**DATA:**
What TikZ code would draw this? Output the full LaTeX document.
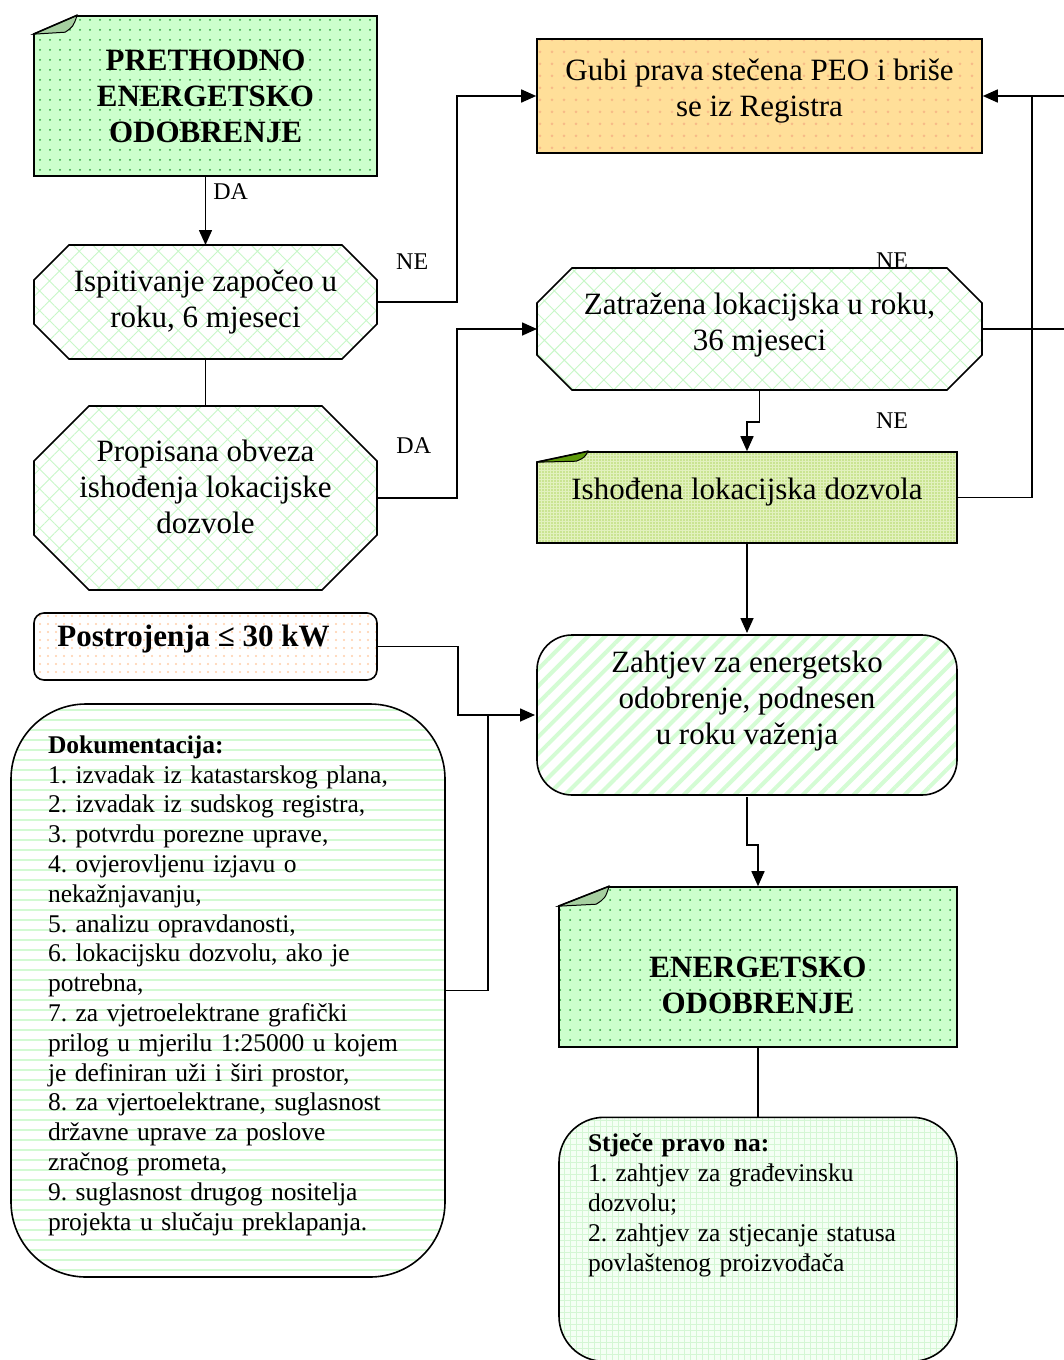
\documentclass[tikz,border=0pt]{standalone}
\usepackage{fontspec}
\setmainfont{Liberation Serif}
\frenchspacing
\usetikzlibrary{arrows.meta,calc,backgrounds,patterns.meta}

\definecolor{peogreen}{HTML}{CCFFCC}
\definecolor{dotgreen}{HTML}{2E9E3E}
\definecolor{foldgreen}{HTML}{A6CFA0}
\definecolor{gubiorange}{HTML}{FFDF99}
\definecolor{gubidot}{HTML}{F7BB88}
\definecolor{brickgreen}{HTML}{C8F7C8}
\definecolor{ishgreen}{HTML}{E2F1BE}
\definecolor{ishdot}{HTML}{B2D866}
\definecolor{ishfold}{HTML}{5E9A0A}
\definecolor{kwpeach}{HTML}{FFCFAA}
\definecolor{dashgreen}{HTML}{D2FAD2}
\definecolor{stripegreen}{HTML}{D4FCD4}
\definecolor{meshgreen}{HTML}{D4F6D4}
\definecolor{meshback}{HTML}{F4FFF4}
\definecolor{octline}{HTML}{010101}

\newcommand{\foldcorner}[5]{%
  \fill[white] ($(#1.north west)+(-3,-3)$) -- ($(#1.north west)+(#2+1,-3)$) -- ($(#1.north west)+(#2,0)$) -- ($(#1.north west)+(0,#3)$) -- ($(#1.north west)+(-3,#3+1)$) -- cycle;
  \filldraw[fill=#5, line width=1pt] ($(#1.north west)+(0,#3)$) -- ($(#1.north west)+(#2,0)$) .. controls ($(#1.north west)+(#2-4,#3*0.6)$) .. ($(#1.north west)+(#4)$) -- cycle;
  \draw[line width=1.6pt] ($(#1.north west)+(0,#3)$) -- ($(#1.north west)+(#2,0)$);
}
\newcommand{\octpath}[2]{($(#1.north west)+(#2,0)$) -- ($(#1.north east)+(-#2,0)$) -- ($(#1.north east)+(0,#2)$) -- ($(#1.south east)+(0,-#2)$) -- ($(#1.south east)+(-#2,0)$) -- ($(#1.south west)+(#2,0)$) -- ($(#1.south west)+(0,-#2)$) -- ($(#1.north west)+(0,#2)$) -- cycle}

\begin{document}
\begin{tikzpicture}[x=1pt, y=-1pt, line width=1.6pt,
  big/.style={font=\fontsize{31}{36}\selectfont},
  small/.style={font=\fontsize{25.5}{29.8}\selectfont},
  lbl/.style={font=\fontsize{24}{28}\selectfont, inner sep=0pt},
  arr/.style={-{Triangle[length=15pt,width=13pt]}},
  dotbox/.style={draw, rectangle, preaction={fill=peogreen}, pattern={Dots[distance=10pt,radius=1pt]}, pattern color=dotgreen},
  octbox/.style={rectangle, outer sep=0pt},
  octfill/.style={preaction={fill=white}, pattern={Hatch[angle=45,distance=14pt,line width=.9pt]}, pattern color=brickgreen},
  bold/.style={font=\fontsize{31}{36}\selectfont\bfseries, align=center}]
\useasboundingbox (0,0) rectangle (1064,1360);

\node[dotbox, minimum width=343pt, minimum height=160pt,
  label={[bold]center:{PRETHODNO\\ENERGETSKO\\ODOBRENJE}}] (peo) at (205.5,96) {};
\node[draw, preaction={fill=gubiorange}, pattern={Dots[distance=12pt,radius=1.5pt]}, pattern color=gubidot, minimum width=445pt, minimum height=114pt,
  label={[big, align=center, yshift=5pt]center:{Gubi prava stečena PEO i briše\\se iz Registra}}] (gubi) at (759.5,96) {};
\node[octbox, minimum width=343pt, minimum height=114pt,
  label={[big, align=center]center:{Ispitivanje započeo u\\roku, 6 mjeseci}}] (isp) at (205.5,302) {};
\node[octbox, minimum width=343pt, minimum height=184pt,
  label={[big, align=center, yshift=11pt]center:{Propisana obveza\\ishođenja lokacijske\\dozvole}}] (pro) at (205.5,498) {};
\node[octbox, minimum width=445pt, minimum height=122pt,
  label={[big, align=center, yshift=4pt]center:{Zatražena lokacijska u roku,\\36 mjeseci}}] (zat) at (759.5,329) {};
\node[draw, preaction={fill=ishgreen}, pattern={Dots[distance=3pt,radius=.8pt]}, pattern color=ishdot, minimum width=420pt, minimum height=91pt,
  label={[big, yshift=5pt]center:Ishođena lokacijska dozvola}] (ish) at (747,497.5) {};
\node[draw, rounded corners=10pt, preaction={fill=white}, pattern={Dots[distance=8pt,radius=1.2pt]}, pattern color=kwpeach, minimum width=343pt, minimum height=67pt,
  label={[bold, xshift=-12pt, yshift=7pt]center:Postrojenja ≤ 30 kW}] (kw) at (205.5,646.5) {};
\node[draw, rounded corners=75pt, preaction={fill=white}, pattern={Lines[distance=10pt,line width=1.5pt]}, pattern color=dashgreen, minimum width=434pt, minimum height=573pt,
  label={[small, align=left, text width=360pt, yshift=5pt]center:{\textbf{Dokumentacija:}\\1. izvadak iz katastarskog plana,\\2. izvadak iz sudskog registra,\\3. potvrdu porezne uprave,\\4. ovjerovljenu izjavu o\\nekažnjavanju,\\5. analizu opravdanosti,\\6. lokacijsku dozvolu, ako je\\potrebna,\\7. za vjetroelektrane grafički\\prilog u mjerilu 1:25000 u kojem\\je definiran uži i širi prostor,\\8. za vjertoelektrane, suglasnost\\državne uprave za poslove\\zračnog prometa,\\9. suglasnost drugog nositelja\\projekta u slučaju preklapanja.}}] (dok) at (228,990.5) {};
\node[draw, rounded corners=35pt, preaction={fill=white}, pattern={Lines[angle=45,distance=12pt,line width=4pt]}, pattern color=stripegreen, minimum width=420pt, minimum height=160pt,
  label={[big, align=center, yshift=14pt]center:{Zahtjev za energetsko\\odobrenje, podnesen\\u roku važenja}}] (zah) at (747,715) {};
\node[dotbox, minimum width=398pt, minimum height=160pt,
  label={[bold, yshift=-18pt]center:{ENERGETSKO\\ODOBRENJE}}] (ene) at (758,967) {};
\node[draw, rounded corners=45pt, preaction={fill=meshback}, pattern={Hatch[distance=6pt,line width=.6pt]}, pattern color=meshgreen, minimum width=398pt, minimum height=244pt, anchor=north,
  label={[small, align=left, text width=340pt, yshift=34pt]center:{\textbf{Stječe pravo na:}\\1. zahtjev za građevinsku\\dozvolu;\\2. zahtjev za stjecanje statusa\\povlaštenog proizvođača}}] (sti) at (758,1117) {};

\begin{scope}[on background layer]
\node[lbl] (ne-b) at (892,261) {NE};
\path[octfill] \octpath{isp}{35};
\path[octfill] \octpath{pro}{55};
\path[octfill] \octpath{zat}{35};
\end{scope}
\draw[octline, line join=miter] \octpath{isp}{35};
\draw[octline, line join=miter] \octpath{pro}{55};
\draw[octline, line join=miter] \octpath{zat}{35};

\foldcorner{peo}{44}{19}{32,17}{foldgreen}
\foldcorner{ish}{52}{11}{40,10}{ishfold}
\foldcorner{ene}{51}{20}{38,18}{foldgreen}

\node[lbl] (ne-c) at (892,421) {NE};
\coordinate (rimB) at (1064,96);
\coordinate (rimJ) at (1032,96);
\coordinate (dokJ) at ($(zah.west)+(-47,0)$);

\draw[arr] (peo) -- node[lbl, right=7pt, pos=.22] {DA} (isp);
\draw[arr] (isp.east) -- node[lbl, above=32pt, pos=.44] {NE} ++(80,0) |- (gubi.west);
\draw (isp) -- (pro);
\draw[arr] (pro.east) -- node[lbl, above=44pt, pos=.46] {DA} ++(80,0) |- (zat.west);
\draw[arr] (zat.south) -- ++(0,32) -| (ish.north);
\draw (zat.east) -- (zat.east -| rimB);
\draw (ish.east) -| (rimJ);
\draw[arr] (rimB) -- (gubi.east);
\draw[arr] (ish) -- (zah);
\draw[arr] (kw.east) -- ++(80,0) |- (zah.west);
\draw (dok.east) -| (dokJ);
\draw[arr] (zah.south) -- ++(0,48) -| (ene.north);
\draw (ene) -- (sti);
\end{tikzpicture}
\end{document}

**GOAL OF THE EXERCISE:**
Restate only the lines running from the start of the material above through the line containing "-- ($(#1.north east)+(-#2,0)$)", ends included. No pictures.

**TASK SOLUTION:**
What TikZ code would draw this? Output the full LaTeX document.
\documentclass[tikz,border=0pt]{standalone}
\usepackage{fontspec}
\setmainfont{Liberation Serif}
\frenchspacing
\usetikzlibrary{arrows.meta,calc,backgrounds,patterns.meta}

\definecolor{peogreen}{HTML}{CCFFCC}
\definecolor{dotgreen}{HTML}{2E9E3E}
\definecolor{foldgreen}{HTML}{A6CFA0}
\definecolor{gubiorange}{HTML}{FFDF99}
\definecolor{gubidot}{HTML}{F7BB88}
\definecolor{brickgreen}{HTML}{C8F7C8}
\definecolor{ishgreen}{HTML}{E2F1BE}
\definecolor{ishdot}{HTML}{B2D866}
\definecolor{ishfold}{HTML}{5E9A0A}
\definecolor{kwpeach}{HTML}{FFCFAA}
\definecolor{dashgreen}{HTML}{D2FAD2}
\definecolor{stripegreen}{HTML}{D4FCD4}
\definecolor{meshgreen}{HTML}{D4F6D4}
\definecolor{meshback}{HTML}{F4FFF4}
\definecolor{octline}{HTML}{010101}

\newcommand{\foldcorner}[5]{%
  \fill[white] ($(#1.north west)+(-3,-3)$) -- ($(#1.north west)+(#2+1,-3)$) -- ($(#1.north west)+(#2,0)$) -- ($(#1.north west)+(0,#3)$) -- ($(#1.north west)+(-3,#3+1)$) -- cycle;
  \filldraw[fill=#5, line width=1pt] ($(#1.north west)+(0,#3)$) -- ($(#1.north west)+(#2,0)$) .. controls ($(#1.north west)+(#2-4,#3*0.6)$) .. ($(#1.north west)+(#4)$) -- cycle;
  \draw[line width=1.6pt] ($(#1.north west)+(0,#3)$) -- ($(#1.north west)+(#2,0)$);
}
\newcommand{\octpath}[2]{($(#1.north west)+(#2,0)$) -- ($(#1.north east)+(-#2,0)$) -- ($(#1.north east)+(0,#2)$) -- ($(#1.south east)+(0,-#2)$) -- ($(#1.south east)+(-#2,0)$) -- ($(#1.south west)+(#2,0)$) -- ($(#1.south west)+(0,-#2)$) -- ($(#1.north west)+(0,#2)$) -- cycle}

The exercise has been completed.